Personal information
- Born: 23 September 1965 (age 60) Krasnodar, Russia

Chess career
- Country: Soviet Union Russia
- Title: Woman Grandmaster (1992)
- Peak rating: 2451 (July 2001)

= Tatiana Stepovaya =

Russian chess player (born 1965)

Tatiana Stepovaya (Татьяна Юрьевна Степовая; born 23 September 1965 in Krasnodar, also Tatiana Stepovaya-Dianchenko) is a Russian chess player who holds the title of the FIDE title of Woman Grandmaster (WGM).

==Chess career==
Stepovaya was Russian Women's Champion in 1987, 1988 and 1989. Many international chess tournament winner: divided the first place with Alisa Galliamova in Rostov-on-Don (1995), won in Tallinn (2002) and won Elisaveta Bykova Memorial in Vladimir (2006).
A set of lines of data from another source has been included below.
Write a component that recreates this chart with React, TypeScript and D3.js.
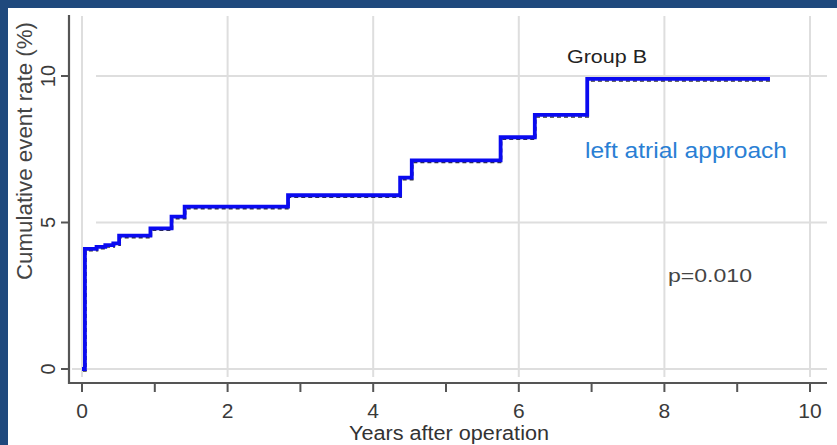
import React from "react";
import * as d3 from "d3";

const W = 837;
const H = 445;

// Kaplan-Meier style cumulative event curve (Group B, left atrial approach)
const eventYears = [0, 0.04, 0.2, 0.32, 0.43, 0.51, 0.94, 1.23, 1.41, 2.83, 4.37, 4.53, 5.75, 6.22, 6.94, 9.45];
const eventRates = [0, 4.1, 4.17, 4.23, 4.29, 4.55, 4.8, 5.2, 5.54, 5.93, 6.53, 7.12, 7.91, 8.67, 9.9, 9.9];

const xTicks = [0, 1, 2, 3, 4, 5, 6, 7, 8, 9, 10];
const xTickLabels = ["0", "", "2", "", "4", "", "6", "", "8", "", "10"];
const xGrid = [0, 2, 4, 6, 8, 10];
const yTicks = [0, 5, 10];
const yTickLabels = ["0", "5", "10"];

const xTitle = "Years after operation";
const yTitle = "Cumulative event rate (%)";
const groupLabel = "Group B";
const seriesLabel = "left atrial approach";
const pLabel = "p=0.010";

export default function App() {
  const x = d3.scaleLinear().domain([0, 10]).range([82, 810]);
  const y = d3.scaleLinear().domain([0, 10]).range([369, 76]);

  const pts: [number, number][] = eventYears.map((t, i) => [t, eventRates[i]]);
  const line = d3
    .line<[number, number]>()
    .x((d) => x(d[0]))
    .y((d) => y(d[1]))
    .curve(d3.curveStepAfter);
  const path = line(pts) || "";

  const axisColor = "#555";
  const gridColor = "#dedede";
  const font = "'Liberation Sans', Arial, sans-serif";

  return (
    <div style={{ position: "absolute", left: 0, top: 0, width: W, height: H }}>
      <svg width={W} height={H} style={{ display: "block" }} fontFamily={font}>
        <rect x={0} y={0} width={W} height={H} fill="#1f497d" />
        <rect x={8} y={8} width={W - 8} height={H - 8} fill="#ffffff" />

        {/* gridlines */}
        {xGrid.map((v) => (
          <line key={"gx" + v} x1={x(v)} x2={x(v)} y1={16} y2={377} stroke={gridColor} strokeWidth={2} />
        ))}
        {yTicks.map((v) => (
          <line key={"gy" + v} x1={v === 0 ? 72 : 96} x2={827} y1={y(v)} y2={y(v)} stroke={gridColor} strokeWidth={2} />
        ))}

        {/* axes */}
        <line x1={69} x2={69} y1={15} y2={384} stroke={axisColor} strokeWidth={2.2} />
        <line x1={68} x2={827} y1={383} y2={383} stroke={axisColor} strokeWidth={2.2} />
        {yTicks.map((v, i) => (
          <g key={"yt" + v}>
            <line x1={61} x2={69} y1={y(v)} y2={y(v)} stroke={axisColor} strokeWidth={2} />
            <text
              transform={`translate(55,${y(v)}) rotate(-90)`}
              textAnchor="middle"
              fontSize={20}
              fill="#3a3a3a"
            >
              {yTickLabels[i]}
            </text>
          </g>
        ))}
        {xTicks.map((v, i) => (
          <g key={"xt" + v}>
            <line x1={x(v)} x2={x(v)} y1={383} y2={392} stroke={axisColor} strokeWidth={2} />
            {xTickLabels[i] && (
              <text x={x(v)} y={418} textAnchor="middle" fontSize={21} fill="#3a3a3a">
                {xTickLabels[i]}
              </text>
            )}
          </g>
        ))}

        {/* titles */}
        <text x={449} y={440} textAnchor="middle" fontSize={20} fill="#333" textLength={200} lengthAdjust="spacingAndGlyphs">
          {xTitle}
        </text>
        <text
          transform={`translate(32,151) rotate(-90)`}
          textAnchor="middle"
          fontSize={22}
          fill="#444"
          textLength={258}
          lengthAdjust="spacingAndGlyphs"
        >
          {yTitle}
        </text>

        {/* curves */}
        <path d={path} fill="none" stroke="#333" strokeWidth={1.5} strokeDasharray="4 3" transform="translate(1,2)" />
        <path d={path} fill="none" stroke="#0a0af0" strokeWidth={3.8} strokeLinejoin="miter" />

        {/* annotations */}
        <text x={567} y={63} fontSize={18} fill="#222" textLength={80} lengthAdjust="spacingAndGlyphs">
          {groupLabel}
        </text>
        <text x={585} y={158} fontSize={22} fill="#2a7fd4" textLength={202} lengthAdjust="spacingAndGlyphs">
          {seriesLabel}
        </text>
        <text x={668} y={282} fontSize={19} fill="#444" textLength={84} lengthAdjust="spacingAndGlyphs">
          {pLabel}
        </text>
      </svg>
    </div>
  );
}
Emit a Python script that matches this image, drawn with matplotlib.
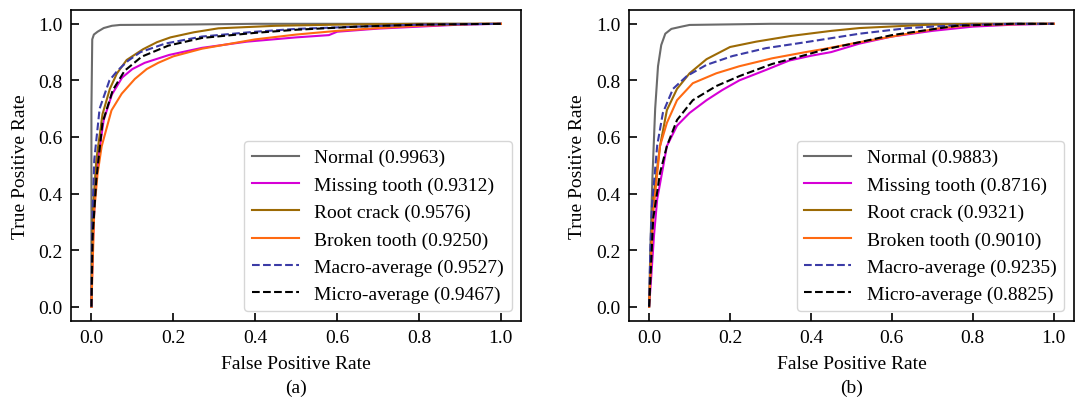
import matplotlib
matplotlib.use("Agg")
import matplotlib.pyplot as plt

plt.rcParams['font.family'] = 'serif'
plt.rcParams['font.serif'] = ['Liberation Serif', 'DejaVu Serif']
plt.rcParams['font.size'] = 14

class_names = ['Normal', 'Missing tooth', 'Root crack', 'Broken tooth',
               'Macro-average', 'Micro-average']
colors = ['#6b6b6b', '#d600d6', '#9c6a05', '#ff6a12', '#3b3ba6', 'black']
styles = ['-', '-', '-', '-', '--', '--']

# ---- panel (a) ----
auc_a = [0.9963, 0.9312, 0.9576, 0.9250, 0.9527, 0.9467]
normal_a_fpr = [0, 0.0, 0.002, 0.006, 0.015, 0.03, 0.05, 0.07, 0.2, 0.4, 1.0]
normal_a_tpr = [0, 0.7, 0.945, 0.962, 0.972, 0.985, 0.993, 0.996, 0.997, 1.0, 1.0]
missing_a_fpr = [0, 0.003, 0.008, 0.015, 0.03, 0.05, 0.075, 0.1, 0.13, 0.19, 0.27, 0.38,
                 0.5, 0.58, 0.6, 0.7, 0.8, 0.9, 1.0]
missing_a_tpr = [0, 0.2, 0.38, 0.51, 0.66, 0.75, 0.81, 0.84, 0.862, 0.89, 0.915, 0.937,
                 0.952, 0.96, 0.972, 0.983, 0.99, 0.997, 1.0]
root_a_fpr = [0, 0.003, 0.012, 0.027, 0.045, 0.062, 0.086, 0.126, 0.16, 0.193, 0.25, 0.31,
              0.45, 0.6, 0.8, 1.0]
root_a_tpr = [0, 0.33, 0.52, 0.68, 0.77, 0.824, 0.872, 0.91, 0.935, 0.952, 0.97, 0.984,
              0.993, 0.997, 1.0, 1.0]
broken_a_fpr = [0, 0.003, 0.007, 0.015, 0.025, 0.049, 0.074, 0.106, 0.135, 0.163, 0.2, 0.27,
                0.4, 0.5, 0.6, 0.7, 0.8, 0.95, 1.0]
broken_a_tpr = [0, 0.15, 0.34, 0.47, 0.567, 0.694, 0.753, 0.805, 0.84, 0.862, 0.885, 0.912,
                0.945, 0.962, 0.975, 0.985, 0.993, 1.0, 1.0]
macro_a_fpr = [0, 0.002, 0.007, 0.02, 0.044, 0.064, 0.09, 0.12, 0.18, 0.27, 0.4, 0.5,
               0.65, 0.8, 1.0]
macro_a_tpr = [0, 0.3, 0.52, 0.7, 0.8, 0.835, 0.87, 0.9, 0.93, 0.955, 0.972, 0.982,
               0.99, 0.997, 1.0]
micro_a_fpr = [0, 0.003, 0.012, 0.027, 0.052, 0.081, 0.123, 0.188, 0.27, 0.4, 0.5, 0.65,
               0.8, 1.0]
micro_a_tpr = [0, 0.25, 0.45, 0.65, 0.765, 0.834, 0.884, 0.923, 0.95, 0.968, 0.979, 0.99,
               0.997, 1.0]

# ---- panel (b) ----
auc_b = [0.9883, 0.8716, 0.9321, 0.9010, 0.9235, 0.8825]
normal_b_fpr = [0, 0.003, 0.008, 0.015, 0.022, 0.03, 0.04, 0.055, 0.08, 0.1, 0.3, 1.0]
normal_b_tpr = [0, 0.2, 0.45, 0.7, 0.85, 0.925, 0.965, 0.982, 0.99, 0.996, 1.0, 1.0]
missing_b_fpr = [0, 0.005, 0.012, 0.02, 0.044, 0.069, 0.1, 0.142, 0.181, 0.223, 0.289,
                 0.346, 0.4, 0.45, 0.52, 0.6, 0.7, 0.8, 0.9, 1.0]
missing_b_tpr = [0, 0.1, 0.25, 0.38, 0.568, 0.64, 0.685, 0.73, 0.766, 0.8, 0.837,
                 0.87, 0.887, 0.9, 0.93, 0.955, 0.975, 0.99, 0.997, 1.0]
root_b_fpr = [0, 0.004, 0.01, 0.027, 0.044, 0.069, 0.1, 0.142, 0.2, 0.265, 0.35, 0.45,
              0.52, 0.68, 0.8, 1.0]
root_b_tpr = [0, 0.18, 0.38, 0.568, 0.695, 0.77, 0.825, 0.875, 0.918, 0.937, 0.957, 0.975,
              0.985, 0.996, 1.0, 1.0]
broken_b_fpr = [0, 0.004, 0.01, 0.027, 0.044, 0.069, 0.108, 0.166, 0.223, 0.304, 0.387,
                0.436, 0.52, 0.6, 0.72, 0.8, 0.95, 1.0]
broken_b_tpr = [0, 0.15, 0.33, 0.568, 0.65, 0.73, 0.79, 0.825, 0.85, 0.878, 0.9,
                0.912, 0.935, 0.955, 0.985, 0.995, 1.0, 1.0]
macro_b_fpr = [0, 0.003, 0.007, 0.02, 0.034, 0.059, 0.093, 0.142, 0.206, 0.289, 0.387,
               0.52, 0.64, 0.76, 0.9, 1.0]
macro_b_tpr = [0, 0.2, 0.357, 0.57, 0.685, 0.77, 0.815, 0.855, 0.886, 0.914, 0.935,
               0.965, 0.985, 0.995, 1.0, 1.0]
micro_b_fpr = [0, 0.005, 0.01, 0.027, 0.044, 0.069, 0.108, 0.166, 0.223, 0.304, 0.387,
               0.436, 0.52, 0.6, 0.76, 0.9, 1.0]
micro_b_tpr = [0, 0.15, 0.31, 0.473, 0.568, 0.66, 0.73, 0.78, 0.815, 0.858, 0.89,
               0.91, 0.935, 0.96, 0.993, 1.0, 1.0]

curves_a = [(normal_a_fpr, normal_a_tpr), (missing_a_fpr, missing_a_tpr),
            (root_a_fpr, root_a_tpr), (broken_a_fpr, broken_a_tpr),
            (macro_a_fpr, macro_a_tpr), (micro_a_fpr, micro_a_tpr)]
curves_b = [(normal_b_fpr, normal_b_tpr), (missing_b_fpr, missing_b_tpr),
            (root_b_fpr, root_b_tpr), (broken_b_fpr, broken_b_tpr),
            (macro_b_fpr, macro_b_tpr), (micro_b_fpr, micro_b_tpr)]

fig = plt.figure(figsize=(10.75, 4.1), dpi=100)
ax_a = fig.add_axes([0.066, 0.215, 0.419, 0.759])
ax_b = fig.add_axes([0.585, 0.215, 0.414, 0.759])

for ax, curves, aucs, tag in [(ax_a, curves_a, auc_a, '(a)'), (ax_b, curves_b, auc_b, '(b)')]:
    for (fpr, tpr), name, auc, c, ls in zip(curves, class_names, aucs, colors, styles):
        ax.plot(fpr, tpr, color=c, ls=ls, lw=1.5, label=f'{name} ({auc:.4f})')
    ax.set_xlim(-0.05, 1.05)
    ax.set_ylim(-0.05, 1.05)
    ax.set_xticks([0, 0.2, 0.4, 0.6, 0.8, 1.0])
    ax.set_yticks([0, 0.2, 0.4, 0.6, 0.8, 1.0])
    ax.tick_params(direction='in', length=6, width=1.2, pad=6)
    for sp in ax.spines.values():
        sp.set_linewidth(1.2)
    ax.set_xlabel('False Positive Rate', labelpad=6)
    ax.set_ylabel('True Positive Rate', labelpad=7)
    ax.legend(loc='lower right', handlelength=2.4)
    ax.text(0.5, -0.215, tag, transform=ax.transAxes, ha='center', va='center')

fig.savefig('out.png', dpi=100)
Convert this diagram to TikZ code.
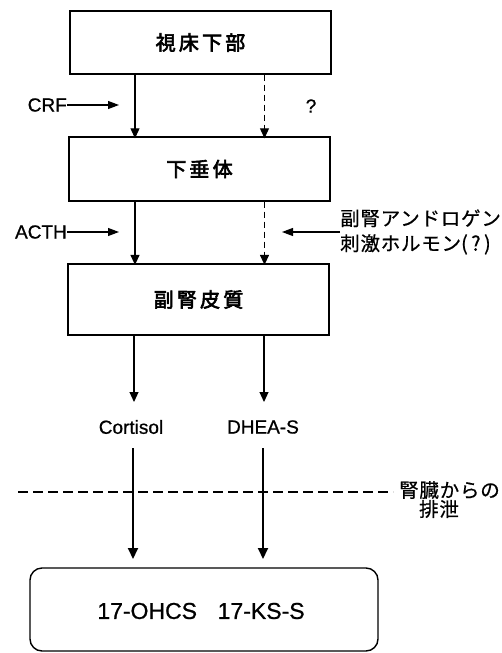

In 2000 in Batumi Stepovaya reached inaugural European Individual Women Chess Championship semi-final, where lost to Natalia Zhukova, and together with the Women's World Chess ex-Champion Maia Chiburdanidze divided 3rd-4th place. In 2001 Stepovaya with Yugoslavian chess club Agrouniverzal Zemun won the European Chess Club Cup for women.

Stepovaya has played for Russia in three Chess Olympiads (1992, 1998-2000). She won team silver (1998) and bronze (2000) medals, and individual gold and silver (both 1998) medals.